Dataset content:
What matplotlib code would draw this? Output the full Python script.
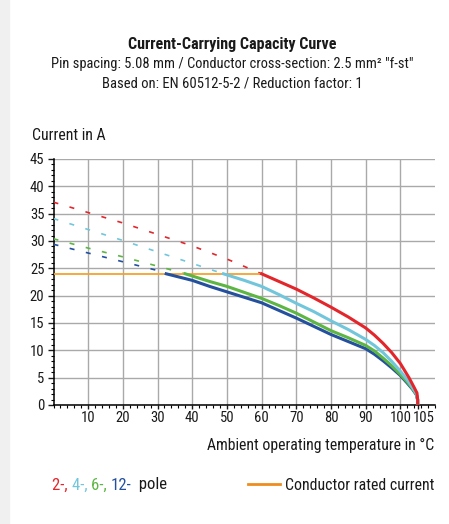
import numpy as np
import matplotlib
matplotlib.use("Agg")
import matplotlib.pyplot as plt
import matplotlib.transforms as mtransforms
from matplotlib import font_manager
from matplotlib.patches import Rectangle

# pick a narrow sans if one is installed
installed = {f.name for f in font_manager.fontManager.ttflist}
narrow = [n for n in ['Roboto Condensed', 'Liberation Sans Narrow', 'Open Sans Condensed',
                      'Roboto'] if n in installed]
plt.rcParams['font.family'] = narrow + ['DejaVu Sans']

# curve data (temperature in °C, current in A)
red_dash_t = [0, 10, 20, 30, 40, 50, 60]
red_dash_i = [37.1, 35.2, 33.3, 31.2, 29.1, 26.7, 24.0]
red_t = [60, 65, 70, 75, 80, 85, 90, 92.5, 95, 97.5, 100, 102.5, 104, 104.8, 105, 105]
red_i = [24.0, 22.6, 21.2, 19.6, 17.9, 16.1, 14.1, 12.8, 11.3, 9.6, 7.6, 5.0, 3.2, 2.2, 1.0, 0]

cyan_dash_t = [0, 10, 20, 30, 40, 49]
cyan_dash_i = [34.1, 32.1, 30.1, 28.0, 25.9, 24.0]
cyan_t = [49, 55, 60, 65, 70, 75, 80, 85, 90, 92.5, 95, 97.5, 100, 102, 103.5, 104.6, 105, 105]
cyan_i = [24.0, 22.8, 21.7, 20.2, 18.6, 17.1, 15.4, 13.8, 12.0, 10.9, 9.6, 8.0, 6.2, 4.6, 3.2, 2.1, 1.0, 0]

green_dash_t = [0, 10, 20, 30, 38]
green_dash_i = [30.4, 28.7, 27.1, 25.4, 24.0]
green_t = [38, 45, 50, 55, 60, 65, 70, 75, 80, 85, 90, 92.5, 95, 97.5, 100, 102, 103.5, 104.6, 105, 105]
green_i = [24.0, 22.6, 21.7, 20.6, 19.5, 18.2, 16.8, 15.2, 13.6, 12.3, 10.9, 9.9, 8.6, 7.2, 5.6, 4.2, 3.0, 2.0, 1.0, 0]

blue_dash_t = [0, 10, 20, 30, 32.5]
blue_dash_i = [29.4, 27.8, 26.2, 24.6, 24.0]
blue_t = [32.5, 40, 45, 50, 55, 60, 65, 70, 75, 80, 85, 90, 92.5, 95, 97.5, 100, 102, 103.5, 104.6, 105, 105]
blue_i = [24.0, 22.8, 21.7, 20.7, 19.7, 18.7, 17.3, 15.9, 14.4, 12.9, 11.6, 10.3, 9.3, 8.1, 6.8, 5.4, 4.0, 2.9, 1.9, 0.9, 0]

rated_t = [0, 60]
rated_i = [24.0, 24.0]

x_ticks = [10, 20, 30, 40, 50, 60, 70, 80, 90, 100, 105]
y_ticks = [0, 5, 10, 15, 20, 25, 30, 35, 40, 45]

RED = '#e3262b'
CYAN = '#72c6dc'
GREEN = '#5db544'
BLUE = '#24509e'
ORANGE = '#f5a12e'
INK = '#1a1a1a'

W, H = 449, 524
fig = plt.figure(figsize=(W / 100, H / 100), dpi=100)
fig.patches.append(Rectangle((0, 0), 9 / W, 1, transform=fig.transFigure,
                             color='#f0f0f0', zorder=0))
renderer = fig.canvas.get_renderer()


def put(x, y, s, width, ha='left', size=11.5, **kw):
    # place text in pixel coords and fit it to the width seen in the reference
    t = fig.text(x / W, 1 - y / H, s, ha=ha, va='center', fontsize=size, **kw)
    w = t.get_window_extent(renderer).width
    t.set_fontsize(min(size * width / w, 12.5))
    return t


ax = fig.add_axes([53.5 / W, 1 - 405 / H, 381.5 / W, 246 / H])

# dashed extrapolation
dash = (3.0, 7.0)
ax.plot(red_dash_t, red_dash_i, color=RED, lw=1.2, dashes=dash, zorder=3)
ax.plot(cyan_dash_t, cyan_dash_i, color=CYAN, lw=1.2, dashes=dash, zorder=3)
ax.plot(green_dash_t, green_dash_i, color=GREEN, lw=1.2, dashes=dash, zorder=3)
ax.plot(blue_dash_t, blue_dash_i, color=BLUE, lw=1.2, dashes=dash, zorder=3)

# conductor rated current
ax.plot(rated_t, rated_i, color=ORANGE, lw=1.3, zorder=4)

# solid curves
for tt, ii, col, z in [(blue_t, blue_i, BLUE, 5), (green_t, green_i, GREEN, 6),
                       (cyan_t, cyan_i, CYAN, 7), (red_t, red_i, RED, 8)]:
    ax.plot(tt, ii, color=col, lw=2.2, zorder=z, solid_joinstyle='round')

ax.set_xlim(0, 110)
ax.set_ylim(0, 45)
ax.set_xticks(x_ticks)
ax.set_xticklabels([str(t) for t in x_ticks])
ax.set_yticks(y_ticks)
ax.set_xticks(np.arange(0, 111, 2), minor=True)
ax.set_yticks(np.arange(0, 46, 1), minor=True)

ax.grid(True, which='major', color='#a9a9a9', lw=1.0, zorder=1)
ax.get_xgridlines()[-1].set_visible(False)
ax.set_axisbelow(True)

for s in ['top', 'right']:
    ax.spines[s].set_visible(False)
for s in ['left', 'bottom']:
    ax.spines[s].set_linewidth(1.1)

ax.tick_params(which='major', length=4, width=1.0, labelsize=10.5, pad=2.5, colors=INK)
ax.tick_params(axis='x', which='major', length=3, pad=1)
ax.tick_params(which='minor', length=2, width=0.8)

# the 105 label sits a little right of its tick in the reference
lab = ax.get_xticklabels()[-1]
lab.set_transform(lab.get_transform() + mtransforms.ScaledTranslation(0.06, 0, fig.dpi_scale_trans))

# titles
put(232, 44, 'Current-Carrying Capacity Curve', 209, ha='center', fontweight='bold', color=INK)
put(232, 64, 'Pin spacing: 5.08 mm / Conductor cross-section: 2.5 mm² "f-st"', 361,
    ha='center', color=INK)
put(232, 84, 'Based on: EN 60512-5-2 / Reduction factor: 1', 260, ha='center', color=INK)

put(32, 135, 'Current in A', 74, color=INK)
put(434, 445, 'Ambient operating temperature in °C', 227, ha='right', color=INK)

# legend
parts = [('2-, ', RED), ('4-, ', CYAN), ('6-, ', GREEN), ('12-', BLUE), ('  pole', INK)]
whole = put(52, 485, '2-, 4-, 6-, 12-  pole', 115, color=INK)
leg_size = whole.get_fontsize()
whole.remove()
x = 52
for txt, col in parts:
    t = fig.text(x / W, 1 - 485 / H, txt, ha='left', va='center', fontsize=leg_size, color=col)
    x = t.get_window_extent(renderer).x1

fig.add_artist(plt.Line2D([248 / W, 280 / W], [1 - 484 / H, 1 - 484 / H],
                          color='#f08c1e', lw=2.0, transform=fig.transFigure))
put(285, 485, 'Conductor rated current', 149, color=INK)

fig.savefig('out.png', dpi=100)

Stated task:
Transcribe the listing in full. Omit the pictures and keep every line exact.

Written solution:
What matplotlib code would draw this? Output the full Python script.
import numpy as np
import matplotlib
matplotlib.use("Agg")
import matplotlib.pyplot as plt
import matplotlib.transforms as mtransforms
from matplotlib import font_manager
from matplotlib.patches import Rectangle

# pick a narrow sans if one is installed
installed = {f.name for f in font_manager.fontManager.ttflist}
narrow = [n for n in ['Roboto Condensed', 'Liberation Sans Narrow', 'Open Sans Condensed',
                      'Roboto'] if n in installed]
plt.rcParams['font.family'] = narrow + ['DejaVu Sans']

# curve data (temperature in °C, current in A)
red_dash_t = [0, 10, 20, 30, 40, 50, 60]
red_dash_i = [37.1, 35.2, 33.3, 31.2, 29.1, 26.7, 24.0]
red_t = [60, 65, 70, 75, 80, 85, 90, 92.5, 95, 97.5, 100, 102.5, 104, 104.8, 105, 105]
red_i = [24.0, 22.6, 21.2, 19.6, 17.9, 16.1, 14.1, 12.8, 11.3, 9.6, 7.6, 5.0, 3.2, 2.2, 1.0, 0]

cyan_dash_t = [0, 10, 20, 30, 40, 49]
cyan_dash_i = [34.1, 32.1, 30.1, 28.0, 25.9, 24.0]
cyan_t = [49, 55, 60, 65, 70, 75, 80, 85, 90, 92.5, 95, 97.5, 100, 102, 103.5, 104.6, 105, 105]
cyan_i = [24.0, 22.8, 21.7, 20.2, 18.6, 17.1, 15.4, 13.8, 12.0, 10.9, 9.6, 8.0, 6.2, 4.6, 3.2, 2.1, 1.0, 0]

green_dash_t = [0, 10, 20, 30, 38]
green_dash_i = [30.4, 28.7, 27.1, 25.4, 24.0]
green_t = [38, 45, 50, 55, 60, 65, 70, 75, 80, 85, 90, 92.5, 95, 97.5, 100, 102, 103.5, 104.6, 105, 105]
green_i = [24.0, 22.6, 21.7, 20.6, 19.5, 18.2, 16.8, 15.2, 13.6, 12.3, 10.9, 9.9, 8.6, 7.2, 5.6, 4.2, 3.0, 2.0, 1.0, 0]

blue_dash_t = [0, 10, 20, 30, 32.5]
blue_dash_i = [29.4, 27.8, 26.2, 24.6, 24.0]
blue_t = [32.5, 40, 45, 50, 55, 60, 65, 70, 75, 80, 85, 90, 92.5, 95, 97.5, 100, 102, 103.5, 104.6, 105, 105]
blue_i = [24.0, 22.8, 21.7, 20.7, 19.7, 18.7, 17.3, 15.9, 14.4, 12.9, 11.6, 10.3, 9.3, 8.1, 6.8, 5.4, 4.0, 2.9, 1.9, 0.9, 0]

rated_t = [0, 60]
rated_i = [24.0, 24.0]

x_ticks = [10, 20, 30, 40, 50, 60, 70, 80, 90, 100, 105]
y_ticks = [0, 5, 10, 15, 20, 25, 30, 35, 40, 45]

RED = '#e3262b'
CYAN = '#72c6dc'
GREEN = '#5db544'
BLUE = '#24509e'
ORANGE = '#f5a12e'
INK = '#1a1a1a'

W, H = 449, 524
fig = plt.figure(figsize=(W / 100, H / 100), dpi=100)
fig.patches.append(Rectangle((0, 0), 9 / W, 1, transform=fig.transFigure,
                             color='#f0f0f0', zorder=0))
renderer = fig.canvas.get_renderer()


def put(x, y, s, width, ha='left', size=11.5, **kw):
    # place text in pixel coords and fit it to the width seen in the reference
    t = fig.text(x / W, 1 - y / H, s, ha=ha, va='center', fontsize=size, **kw)
    w = t.get_window_extent(renderer).width
    t.set_fontsize(min(size * width / w, 12.5))
    return t


ax = fig.add_axes([53.5 / W, 1 - 405 / H, 381.5 / W, 246 / H])

# dashed extrapolation
dash = (3.0, 7.0)
ax.plot(red_dash_t, red_dash_i, color=RED, lw=1.2, dashes=dash, zorder=3)
ax.plot(cyan_dash_t, cyan_dash_i, color=CYAN, lw=1.2, dashes=dash, zorder=3)
ax.plot(green_dash_t, green_dash_i, color=GREEN, lw=1.2, dashes=dash, zorder=3)
ax.plot(blue_dash_t, blue_dash_i, color=BLUE, lw=1.2, dashes=dash, zorder=3)

# conductor rated current
ax.plot(rated_t, rated_i, color=ORANGE, lw=1.3, zorder=4)

# solid curves
for tt, ii, col, z in [(blue_t, blue_i, BLUE, 5), (green_t, green_i, GREEN, 6),
                       (cyan_t, cyan_i, CYAN, 7), (red_t, red_i, RED, 8)]:
    ax.plot(tt, ii, color=col, lw=2.2, zorder=z, solid_joinstyle='round')

ax.set_xlim(0, 110)
ax.set_ylim(0, 45)
ax.set_xticks(x_ticks)
ax.set_xticklabels([str(t) for t in x_ticks])
ax.set_yticks(y_ticks)
ax.set_xticks(np.arange(0, 111, 2), minor=True)
ax.set_yticks(np.arange(0, 46, 1), minor=True)

ax.grid(True, which='major', color='#a9a9a9', lw=1.0, zorder=1)
ax.get_xgridlines()[-1].set_visible(False)
ax.set_axisbelow(True)

for s in ['top', 'right']:
    ax.spines[s].set_visible(False)
for s in ['left', 'bottom']:
    ax.spines[s].set_linewidth(1.1)

ax.tick_params(which='major', length=4, width=1.0, labelsize=10.5, pad=2.5, colors=INK)
ax.tick_params(axis='x', which='major', length=3, pad=1)
ax.tick_params(which='minor', length=2, width=0.8)

# the 105 label sits a little right of its tick in the reference
lab = ax.get_xticklabels()[-1]
lab.set_transform(lab.get_transform() + mtransforms.ScaledTranslation(0.06, 0, fig.dpi_scale_trans))

# titles
put(232, 44, 'Current-Carrying Capacity Curve', 209, ha='center', fontweight='bold', color=INK)
put(232, 64, 'Pin spacing: 5.08 mm / Conductor cross-section: 2.5 mm² "f-st"', 361,
    ha='center', color=INK)
put(232, 84, 'Based on: EN 60512-5-2 / Reduction factor: 1', 260, ha='center', color=INK)

put(32, 135, 'Current in A', 74, color=INK)
put(434, 445, 'Ambient operating temperature in °C', 227, ha='right', color=INK)

# legend
parts = [('2-, ', RED), ('4-, ', CYAN), ('6-, ', GREEN), ('12-', BLUE), ('  pole', INK)]
whole = put(52, 485, '2-, 4-, 6-, 12-  pole', 115, color=INK)
leg_size = whole.get_fontsize()
whole.remove()
x = 52
for txt, col in parts:
    t = fig.text(x / W, 1 - 485 / H, txt, ha='left', va='center', fontsize=leg_size, color=col)
    x = t.get_window_extent(renderer).x1

fig.add_artist(plt.Line2D([248 / W, 280 / W], [1 - 484 / H, 1 - 484 / H],
                          color='#f08c1e', lw=2.0, transform=fig.transFigure))
put(285, 485, 'Conductor rated current', 149, color=INK)

fig.savefig('out.png', dpi=100)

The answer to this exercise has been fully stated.